As biologists, we were pretty late to the virus party–shoot, we pretty much knew what cells were shortly after the first microscopes were built in the 1600s, but it somehow took until the 1800s to know that there was something smaller that could cause disease–so it is no surprise that there is still a lot for us to learn about the tiny “non-filterable agents.” Appropriately, a recent paper in Nature claimed to find over 1000 distinct viruses that are all new to science. To make this discovery, the scientists first had to pick a group of cellular hosts in which to look for viruses. They settled on invertebrates, a diverse group of animals that include everything from insects and squids to sea urchins and earthworms. They also had to decide what type of viruses they would look for, opting to search for RNA viruses, which invade a host using RNA instead of DNA as their genetic material. By collecting and sequencing RNA from over 200 different invertebrate species, they were able to piece together long strands of RNA using the sequencing data and a computer program. However, those long reconstructed strands of RNA did not necessarily come from a virus present within the host. Host cells make their own RNA all of the time using their own DNA as a template. In order to be sure that the piece of RNA they found originated in a virus, they needed a signature that could only be present in a viral RNA. They found that signature in the form of a RNA virus-specific gene called “RNA-dependent RNA polyermase” or RdRp. RNA viruses use RdRp to copy their RNA genome when they invade a host cell, but they have to bring their own as part of their RNA genome; animals just do not have an RdRp. (That is, unless you believe this group that claims to have found a possibly-functional RdRp gene in a bat genome. I hope you will agree with me when I say that living things tend to be amazing because all of the rules we have about them are inevitably broken in some other organism.)

With this handy tool to distinguish viral RNAs from the rest of the pool, the authors had a field day discovering new RNA viruses. In addition to classifying viruses based on the host they were discovered within, they also used a technique known as “phylogenetics” to compare the RNA sequence of all viruses in order to place them on a tree of life relative to each other. Since all life on earth can ultimately trace its root back to one common ancestor that is the evolutionary relative to all of us, from human to bacterium, we can compare the nucleic acid sequences of organisms or viruses in order to infer their evolutionary distance from each other. For example, two viruses with relatively similar RdRp genes would be inferred to be quite closely related compared to a third virus with less sequence in common in the RdRp gene.

These new viruses were not discovered as human pathogens, so it is unlikely that this finding will have any direct medical relevance. This result can instead be useful for ecologists and evolutionary biologists who want to understand the variety of viruses that infect the invertebrates studied.
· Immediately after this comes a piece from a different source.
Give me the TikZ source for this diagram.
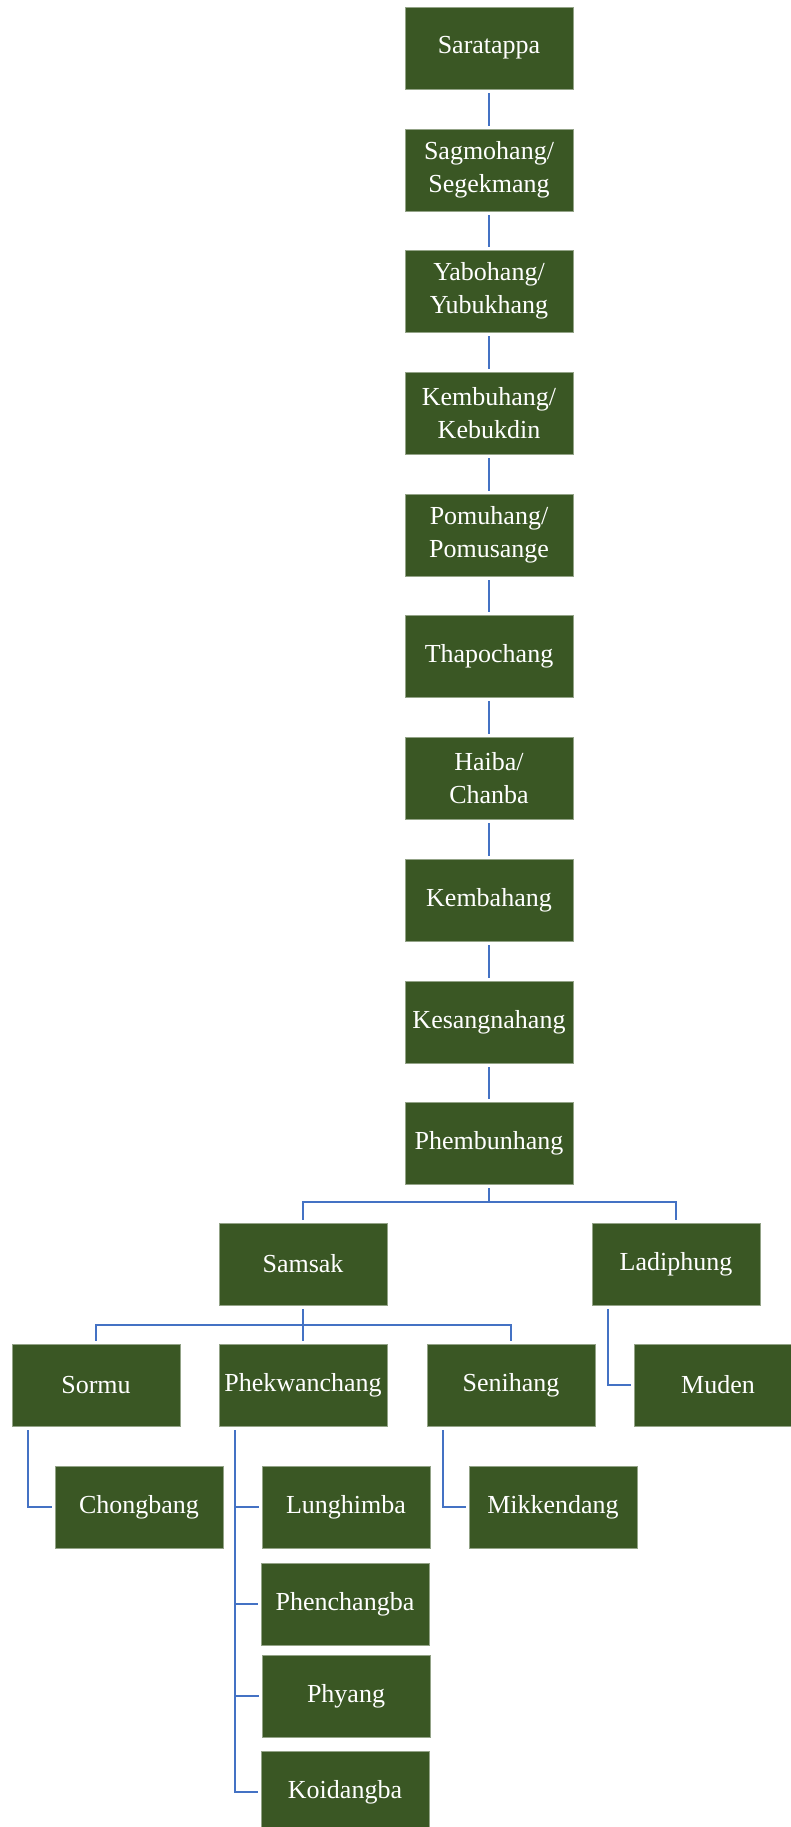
\documentclass[tikz,border=0pt]{standalone}
\usepackage{fontspec}
\setmainfont{Liberation Serif}
\definecolor{boxgreen}{RGB}{58,87,36}
\definecolor{linkblue}{RGB}{68,114,196}

\begin{document}
\begin{tikzpicture}[x=1pt,y=-1pt,
	clan/.style={draw=boxgreen!55!white, line width=0.6pt, fill=boxgreen, text=white,
		minimum width=168pt, minimum height=82pt, inner sep=2pt, align=center,
		font=\fontsize{26}{33}\selectfont},
	link/.style={draw=linkblue, line width=2.2pt, shorten <=4pt, shorten >=3pt}]
	\useasboundingbox (0,0) rectangle (791,1827);

	% main line
	\node[clan] (sara)  at (489,48)   {Saratappa};
	\node[clan] (sagmo) at (489,170)  {Sagmohang/\\Segekmang};
	\node[clan] (yabo)  at (489,291)  {Yabohang/\\Yubukhang};
	\node[clan] (kembu) at (489,413)  {Kembuhang/\\Kebukdin};
	\node[clan] (pomu)  at (489,535)  {Pomuhang/\\Pomusange};
	\node[clan] (thapo) at (489,656)  {Thapochang};
	\node[clan] (haiba) at (489,778)  {Haiba/\\Chanba};
	\node[clan] (kemba) at (489,900)  {Kembahang};
	\node[clan] (kesang) at (489,1022) {Kesangnahang};
	\node[clan] (phem)  at (489,1143) {Phembunhang};

	% branches
	\node[clan] (samsak) at (303,1264) {Samsak};
	\node[clan] (ladi)   at (676,1264) {Ladiphung};

	\node[clan] (sormu)  at (96,1385)  {Sormu};
	\node[clan] (phek)   at (303,1385) {Phekwanchang};
	\node[clan] (seni)   at (511,1385) {Senihang};
	\node[clan] (muden)  at (718,1385) {Muden};

	\node[clan] (chong)  at (139,1507) {Chongbang};
	\node[clan] (lung)   at (346,1507) {Lunghimba};
	\node[clan] (mikken) at (553,1507) {Mikkendang};
	\node[clan] (phen)   at (345,1604) {Phenchangba};
	\node[clan] (phy)    at (346,1696) {Phyang};
	\node[clan] (koi)    at (345,1792) {Koidangba};

	\foreach \a/\b in {sara/sagmo, sagmo/yabo, yabo/kembu, kembu/pomu, pomu/thapo,
		thapo/haiba, haiba/kemba, kemba/kesang, kesang/phem}
		\draw[link] (\a) -- (\b);

	\foreach \c in {samsak, ladi}
		\draw[link] (phem.south) -- ++(0,18) -| (\c.north);
	\foreach \c in {sormu, phek, seni}
		\draw[link] (samsak.south) -- ++(0,20) -| (\c.north);

	\draw[link] ([xshift=16]sormu.south west) |- (chong.west);
	\draw[link] ([xshift=16]seni.south west) |- (mikken.west);
	\draw[link] ([xshift=16]ladi.south west) |- (muden.west);
	\foreach \c in {lung, phen, phy, koi}
		\draw[link] ([xshift=16]phek.south west) |- (\c.west);

\end{tikzpicture}
\end{document}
Moreover, since we know quite a lot about the evolutionary relationships between different invertebrates–owing to us having studied them quite intensely for decades or even centuries–we can now use the new phylogenetic information about viral genome relatedness to start to ask questions about how the viruses co-evolved with their hosts. For instance, a group of related beetles may tend to be infected with related RNA viruses. If this is the case, then it is possible that an early ancestor of those RNA viruses made a living infecting an early ancestor of those beetles. Basic studies like that might also help us to someday understand host-virus co-evolution in humans and our viruses. After all, humans are in no danger of hitting an evolutionary brick wall, and neither are our viral foes.